El mejor partido de Wilmar Barrios con la camiseta de Boca es el que no jugó. Ese día, frente a River, La Bombonera esbozó un descontento colectivo -tímido y por lo bajo, para no despertar malestares en el entrenador todavía pensado como Guillermo, pero contundente desde los acordes sueltos en agudos murmullos de bocas tapadas con una mano– que amainó a 21 minutos del final. La tarde del 14 de mayo el futbolista colombiano ingresó para torcer un destino que ya había acordado una derrota para el clásico. Corrió, esta vez sin la angustia de esquivar los disparos de los olvidados en esa Cartagena que no sale en la foto, la del barrio La Candelaria, donde nació el 16 de octubre de 1993.
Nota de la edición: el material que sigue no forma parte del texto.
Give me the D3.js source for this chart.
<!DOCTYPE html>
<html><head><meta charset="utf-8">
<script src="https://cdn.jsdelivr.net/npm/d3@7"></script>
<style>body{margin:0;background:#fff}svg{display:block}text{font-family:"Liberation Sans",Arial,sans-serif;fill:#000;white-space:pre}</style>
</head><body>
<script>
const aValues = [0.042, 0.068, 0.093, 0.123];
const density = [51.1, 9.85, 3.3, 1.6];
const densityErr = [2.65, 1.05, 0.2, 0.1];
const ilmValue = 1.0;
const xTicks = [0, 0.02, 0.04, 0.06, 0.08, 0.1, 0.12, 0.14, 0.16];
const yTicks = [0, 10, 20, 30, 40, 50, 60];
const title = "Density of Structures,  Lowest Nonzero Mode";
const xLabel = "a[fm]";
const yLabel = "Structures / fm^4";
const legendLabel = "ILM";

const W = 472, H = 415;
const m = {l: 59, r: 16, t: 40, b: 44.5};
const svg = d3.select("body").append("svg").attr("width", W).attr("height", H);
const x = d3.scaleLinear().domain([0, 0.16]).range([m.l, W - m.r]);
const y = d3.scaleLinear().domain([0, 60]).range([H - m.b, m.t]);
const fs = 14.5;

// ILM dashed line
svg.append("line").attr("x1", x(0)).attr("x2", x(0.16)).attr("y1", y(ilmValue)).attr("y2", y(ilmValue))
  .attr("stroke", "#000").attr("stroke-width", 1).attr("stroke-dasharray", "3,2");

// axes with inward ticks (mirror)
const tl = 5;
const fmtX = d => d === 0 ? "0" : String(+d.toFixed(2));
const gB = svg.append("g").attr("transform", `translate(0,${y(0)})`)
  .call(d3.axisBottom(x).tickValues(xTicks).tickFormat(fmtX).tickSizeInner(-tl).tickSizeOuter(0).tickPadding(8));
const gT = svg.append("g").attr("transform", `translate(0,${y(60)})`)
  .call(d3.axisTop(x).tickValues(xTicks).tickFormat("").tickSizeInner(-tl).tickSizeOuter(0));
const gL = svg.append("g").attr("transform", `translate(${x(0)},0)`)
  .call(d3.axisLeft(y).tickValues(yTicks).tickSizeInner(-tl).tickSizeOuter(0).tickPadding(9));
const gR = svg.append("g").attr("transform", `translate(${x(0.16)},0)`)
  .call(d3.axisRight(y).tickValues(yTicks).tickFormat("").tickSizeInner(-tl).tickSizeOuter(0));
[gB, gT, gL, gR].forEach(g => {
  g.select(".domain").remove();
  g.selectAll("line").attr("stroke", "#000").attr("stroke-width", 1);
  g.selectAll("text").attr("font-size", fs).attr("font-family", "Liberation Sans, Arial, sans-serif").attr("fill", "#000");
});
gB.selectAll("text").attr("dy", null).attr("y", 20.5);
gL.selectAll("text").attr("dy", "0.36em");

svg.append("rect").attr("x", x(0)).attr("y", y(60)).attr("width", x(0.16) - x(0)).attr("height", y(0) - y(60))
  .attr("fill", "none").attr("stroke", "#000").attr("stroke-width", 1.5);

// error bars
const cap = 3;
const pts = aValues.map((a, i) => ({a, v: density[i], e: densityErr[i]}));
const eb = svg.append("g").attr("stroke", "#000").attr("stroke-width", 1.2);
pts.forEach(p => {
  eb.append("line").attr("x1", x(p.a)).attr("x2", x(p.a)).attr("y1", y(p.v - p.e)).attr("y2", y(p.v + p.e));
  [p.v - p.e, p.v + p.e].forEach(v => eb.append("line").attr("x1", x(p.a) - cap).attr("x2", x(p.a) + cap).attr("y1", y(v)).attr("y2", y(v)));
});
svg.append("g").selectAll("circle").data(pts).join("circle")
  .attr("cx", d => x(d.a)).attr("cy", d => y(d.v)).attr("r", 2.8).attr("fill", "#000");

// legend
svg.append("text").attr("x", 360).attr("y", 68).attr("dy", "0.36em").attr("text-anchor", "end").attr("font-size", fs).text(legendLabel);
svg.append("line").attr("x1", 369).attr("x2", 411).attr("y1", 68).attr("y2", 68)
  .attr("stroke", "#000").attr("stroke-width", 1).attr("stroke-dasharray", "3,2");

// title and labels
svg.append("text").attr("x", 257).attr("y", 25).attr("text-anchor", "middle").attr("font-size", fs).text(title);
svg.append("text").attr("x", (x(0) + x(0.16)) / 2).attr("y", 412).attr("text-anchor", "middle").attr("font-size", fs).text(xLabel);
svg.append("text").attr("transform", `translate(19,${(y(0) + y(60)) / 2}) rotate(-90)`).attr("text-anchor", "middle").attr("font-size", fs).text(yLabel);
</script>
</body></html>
«Iba agachado y sentía las balas que pasaban por arriba», suele contar quien de chico vendía hielo en bolsitas para pagarse el transporte que lo llevara al entrenamiento y ahora recupera, pisa, y reparte balones en el Templo de Román. Cabeza levantada, Barrios compuso su propia letra sobre esa pista musical que tiene a Mauricio Serna en el encanto de la memoria.
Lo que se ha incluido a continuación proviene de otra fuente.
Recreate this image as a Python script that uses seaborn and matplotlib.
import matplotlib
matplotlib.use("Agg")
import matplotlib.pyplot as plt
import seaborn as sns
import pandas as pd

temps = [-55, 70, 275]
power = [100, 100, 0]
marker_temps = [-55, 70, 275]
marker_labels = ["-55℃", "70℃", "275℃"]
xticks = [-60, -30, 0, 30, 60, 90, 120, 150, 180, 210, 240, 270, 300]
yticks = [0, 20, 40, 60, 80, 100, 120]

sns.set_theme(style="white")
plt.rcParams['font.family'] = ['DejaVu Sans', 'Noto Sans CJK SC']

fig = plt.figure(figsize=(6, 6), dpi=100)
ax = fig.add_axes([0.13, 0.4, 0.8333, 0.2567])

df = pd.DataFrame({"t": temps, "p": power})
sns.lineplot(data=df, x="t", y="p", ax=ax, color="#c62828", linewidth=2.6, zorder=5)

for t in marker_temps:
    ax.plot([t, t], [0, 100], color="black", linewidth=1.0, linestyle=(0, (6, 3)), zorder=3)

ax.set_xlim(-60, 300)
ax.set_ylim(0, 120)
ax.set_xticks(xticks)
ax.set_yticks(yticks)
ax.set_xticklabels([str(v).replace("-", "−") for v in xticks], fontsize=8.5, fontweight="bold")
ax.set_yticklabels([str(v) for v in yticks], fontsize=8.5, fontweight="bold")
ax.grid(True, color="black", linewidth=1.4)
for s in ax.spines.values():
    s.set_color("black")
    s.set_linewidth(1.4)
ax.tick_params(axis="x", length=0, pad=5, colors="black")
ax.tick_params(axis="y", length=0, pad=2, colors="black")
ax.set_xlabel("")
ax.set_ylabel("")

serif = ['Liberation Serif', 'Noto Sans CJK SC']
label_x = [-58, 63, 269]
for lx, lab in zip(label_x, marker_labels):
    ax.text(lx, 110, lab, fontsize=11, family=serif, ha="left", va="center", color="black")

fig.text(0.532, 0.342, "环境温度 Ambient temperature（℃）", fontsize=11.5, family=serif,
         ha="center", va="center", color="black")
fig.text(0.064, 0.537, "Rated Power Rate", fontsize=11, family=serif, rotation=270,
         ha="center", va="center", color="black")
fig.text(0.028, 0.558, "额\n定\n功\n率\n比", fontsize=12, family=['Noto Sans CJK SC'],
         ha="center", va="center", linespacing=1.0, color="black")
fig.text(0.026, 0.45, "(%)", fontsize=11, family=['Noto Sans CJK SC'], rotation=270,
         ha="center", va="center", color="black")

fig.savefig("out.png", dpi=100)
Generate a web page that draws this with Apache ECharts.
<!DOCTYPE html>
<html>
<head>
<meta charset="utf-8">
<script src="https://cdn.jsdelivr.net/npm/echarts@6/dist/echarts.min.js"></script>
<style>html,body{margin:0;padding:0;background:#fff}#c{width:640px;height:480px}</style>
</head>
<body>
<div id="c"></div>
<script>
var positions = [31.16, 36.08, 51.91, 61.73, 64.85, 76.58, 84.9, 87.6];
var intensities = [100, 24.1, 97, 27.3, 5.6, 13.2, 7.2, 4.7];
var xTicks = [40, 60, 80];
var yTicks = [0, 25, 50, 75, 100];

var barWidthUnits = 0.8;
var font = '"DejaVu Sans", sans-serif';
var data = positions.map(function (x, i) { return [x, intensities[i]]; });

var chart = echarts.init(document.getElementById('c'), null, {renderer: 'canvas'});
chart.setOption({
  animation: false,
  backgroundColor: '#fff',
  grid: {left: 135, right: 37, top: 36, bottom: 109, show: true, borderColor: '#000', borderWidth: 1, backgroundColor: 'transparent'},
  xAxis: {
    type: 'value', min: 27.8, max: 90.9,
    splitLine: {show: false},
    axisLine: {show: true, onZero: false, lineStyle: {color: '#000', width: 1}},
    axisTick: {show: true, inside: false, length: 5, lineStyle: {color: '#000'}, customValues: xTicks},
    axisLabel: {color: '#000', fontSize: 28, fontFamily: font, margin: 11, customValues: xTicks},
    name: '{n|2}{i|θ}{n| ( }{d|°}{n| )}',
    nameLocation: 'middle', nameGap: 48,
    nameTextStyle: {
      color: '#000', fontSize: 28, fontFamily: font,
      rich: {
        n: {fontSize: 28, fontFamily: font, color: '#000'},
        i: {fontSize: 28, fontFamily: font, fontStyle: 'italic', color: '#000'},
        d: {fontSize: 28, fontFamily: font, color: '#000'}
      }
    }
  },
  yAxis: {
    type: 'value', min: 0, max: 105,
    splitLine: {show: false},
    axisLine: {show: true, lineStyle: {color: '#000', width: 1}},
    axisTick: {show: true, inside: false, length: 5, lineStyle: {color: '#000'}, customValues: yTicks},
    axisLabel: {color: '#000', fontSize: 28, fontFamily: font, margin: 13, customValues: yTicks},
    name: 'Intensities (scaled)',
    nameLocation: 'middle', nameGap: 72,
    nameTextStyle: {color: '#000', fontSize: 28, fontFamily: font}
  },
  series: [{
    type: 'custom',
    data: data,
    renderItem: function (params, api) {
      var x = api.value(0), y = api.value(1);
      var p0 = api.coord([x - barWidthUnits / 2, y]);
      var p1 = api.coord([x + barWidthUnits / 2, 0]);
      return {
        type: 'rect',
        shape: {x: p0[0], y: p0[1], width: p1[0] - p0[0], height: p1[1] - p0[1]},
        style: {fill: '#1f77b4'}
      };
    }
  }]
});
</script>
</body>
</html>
Hay quienes ensayan una teoría sobre jugadores hechos para determinados equipos. Etiquetan, quizá por esa necesidad de construir moldes que a futuro simplifiquen el tiempo de construcción de los ídolos, tan necesarios para el revipóster de la habitación. Barrios, un futbolista a la medida de Boca, es uno de los tópicos que se instala en certezas de café como si se tratara del resultado de un estudio antropológico luego amplificado en la pantalla virtual del nuevo mundo. En ese frágil argumento, nadie revisa y se cuestiona si en verdad hay un estilo para ser el volante central de un equipo de fútbol que –en líneas generales y de un tiempo a esta parte– no atiende filosofías de juego que sean inquebrantables con su historia. Si, en efecto, el cinco es el registro genuino que define la idea, en Boca se cantó por los huevos de Blas Giunta en los ’90 pero también –aunque sin melodías tan amorosas– se engordó el ego por el pase de Fernando Gago en puntas de pie durante el primer ciclo de Alfio Basile. Uno de los dos no cabría en esa lógica. De esa parte del huevo, Barrios es la yema y la clara. Y eso, claro, rompe y amenaza con lo establecido.
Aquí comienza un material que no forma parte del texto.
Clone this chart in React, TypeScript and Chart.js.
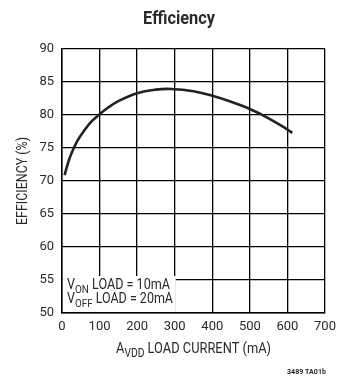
import React, { useEffect, useRef } from "react";
import { Chart, registerables } from "chart.js";

Chart.register(...registerables);

const loadCurrent = [7, 18, 29, 42, 56, 78, 100, 122, 150, 200, 250, 290, 350, 400, 450, 500, 550, 600, 613];
const efficiency = [70.9, 73.1, 74.7, 76.2, 77.4, 79.0, 80.1, 81.1, 82.1, 83.3, 83.85, 83.95, 83.6, 82.9, 82.0, 80.9, 79.5, 77.8, 77.3];

const xTicks = [0, 100, 200, 300, 400, 500, 600, 700];
const yTicks = [50, 55, 60, 65, 70, 75, 80, 85, 90];

const FONT = '"Liberation Sans Narrow", "Roboto", "DejaVu Sans Condensed", sans-serif';
const INK = "#2a2a2a";

type Seg = { t: string; sub?: boolean };

// draws a run of text (with subscripts), condensed to fit a target width
function drawSegs(
  ctx: CanvasRenderingContext2D,
  segs: Seg[],
  x: number,
  y: number,
  size: number,
  align: "left" | "center",
  target: number,
  weight = ""
) {
  const fontFor = (s: Seg) => `${weight} ${s.sub ? Math.round(size * 0.8) : size}px ${FONT}`;
  const widths = segs.map((s) => {
    ctx.font = fontFor(s);
    return ctx.measureText(s.t).width;
  });
  const total = widths.reduce((a, b) => a + b, 0);
  const sx = Math.min(1, target / total);
  const start = align === "center" ? x - (total * sx) / 2 : x;
  ctx.save();
  ctx.translate(start, y);
  ctx.scale(sx, 1);
  ctx.textAlign = "left";
  ctx.textBaseline = "alphabetic";
  let cx = 0;
  segs.forEach((s, i) => {
    ctx.font = fontFor(s);
    ctx.fillText(s.t, cx, s.sub ? size * 0.25 : 0);
    cx += widths[i];
  });
  ctx.restore();
}

const decor = {
  id: "decor",
  beforeDatasetsDraw(chart: any) {
    const { ctx, scales } = chart;
    const xs = scales.x;
    const ys = scales.y;
    ctx.save();
    ctx.fillStyle = "#ffffff";
    const x0 = xs.getPixelForValue(0) + 1;
    const x1 = xs.getPixelForValue(300) + 1;
    const y0 = ys.getPixelForValue(55) - 4;
    const y1 = ys.getPixelForValue(50) - 1;
    ctx.fillRect(x0, y0, x1 - x0, y1 - y0);
    ctx.fillStyle = INK;
    drawSegs(ctx, [{ t: "V" }, { t: "ON", sub: true }, { t: " LOAD = 10mA" }], x0 + 4, y0 + 13, 14, "left", 103);
    drawSegs(ctx, [{ t: "V" }, { t: "OFF", sub: true }, { t: " LOAD = 20mA" }], x0 + 4, y0 + 27, 14, "left", 106);
    ctx.restore();
  },
  afterDraw(chart: any) {
    const { ctx, chartArea } = chart;
    ctx.save();
    ctx.fillStyle = INK;
    drawSegs(ctx, [{ t: "Efficiency" }], 179, 24, 19, "center", 72, "bold");
    const cx = (chartArea.left + chartArea.right) / 2;
    drawSegs(ctx, [{ t: "A" }, { t: "VDD", sub: true }, { t: " LOAD CURRENT (mA)" }], cx, 353, 15, "center", 155);
    ctx.save();
    ctx.translate(27, (chartArea.top + chartArea.bottom) / 2);
    ctx.rotate(-Math.PI / 2);
    drawSegs(ctx, [{ t: "EFFICIENCY (%)" }], 0, 0, 14, "center", 88);
    ctx.restore();
    drawSegs(ctx, [{ t: "3489 TA01b" }], 287, 374, 8, "left", 39, "bold");
    ctx.restore();
  },
};

export default function App() {
  const ref = useRef<HTMLCanvasElement | null>(null);
  useEffect(() => {
    if (!ref.current) return;
    const chart = new Chart(ref.current, {
      type: "line",
      data: {
        datasets: [
          {
            data: loadCurrent.map((x, i) => ({ x, y: efficiency[i] })),
            borderColor: "#222222",
            borderWidth: 2.6,
            pointRadius: 0,
            fill: false,
            tension: 0.4,
          },
        ],
      },
      options: {
        animation: false,
        responsive: false,
        events: [],
        layout: { padding: { top: 49, right: 34, left: 0, bottom: 0 } },
        plugins: { legend: { display: false }, tooltip: { enabled: false }, title: { display: false } },
        scales: {
          x: {
            type: "linear",
            min: 0,
            max: 700,
            afterBuildTicks: (s: any) => {
              s.ticks = xTicks.map((v) => ({ value: v }));
            },
            afterFit: (s: any) => {
              s.height = 67;
            },
            grid: { color: "#000", lineWidth: 1.3, drawTicks: false },
            border: { color: "#000", width: 1.5 },
            ticks: { color: INK, font: { family: FONT, size: 13 }, padding: 6, maxRotation: 0, autoSkip: false },
          },
          y: {
            type: "linear",
            min: 50,
            max: 90,
            afterBuildTicks: (s: any) => {
              s.ticks = yTicks.map((v) => ({ value: v }));
            },
            afterFit: (s: any) => {
              s.width = 62;
            },
            grid: { color: "#000", lineWidth: 1.3, drawTicks: false },
            border: { color: "#000", width: 1.5 },
            ticks: { color: INK, font: { family: FONT, size: 13 }, padding: 8 },
          },
        },
      },
      plugins: [decor],
    });
    return () => chart.destroy();
  }, []);
  return (
    <div style={{ position: "absolute", left: 0, top: 0, width: 359, height: 380, background: "#fff" }}>
      <canvas ref={ref} width={359} height={380} style={{ display: "block" }} />
    </div>
  );
}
Barrios lleva puesta la camiseta de los que están hechos para jugar bien al fútbol. En todo caso, la química que se dio no bien asomó contra Temperley –entró a jugar sus primeros minutos con un 4 a 0, el 29 de octubre del año pasado– fue el prólogo de una historia sospechada de amor que desestimó todo desencuentro con los hinchas –la etapa de adaptación a estos pagos como elemento justificable desde la mirada de un entrenador– el día después del embarazo en sus minutos de Superclásico y del nacimiento definitivo con el repertorio puesto en escena durante el juego frente a Newell’s. Corrió, jugó, tocó, bailó. Porque el colombiano de 23 años aceptó la invitación a ser en dos pelotas consecutivas que ganó yendo al piso, pero sobre todo en su calidad técnica para darle el balón siempre a los compañeros. Desde entonces, a Wilmar lo persigue un zumbido encantador que se reconoce desde el aplauso. El gesto más notable y sencillo para advertir y calificar, entre tantos, al que juega con esa música de fondo.

Días previos al partido contra River en La Boca, Barrios se calzó los guantes de arquero y se animó a atajar algunos tiros libres en la práctica. Su vuelo no incomodó ni amenazó a Agustín Rossi, pero por algún lado se iba a meter en este equipo que dirige Barros Schelotto. Esa tarde, la ausencia visibilizó un reclamo liberador de ovaciones que ahora palpita cada vez que toca la pelota en cualquier esquina.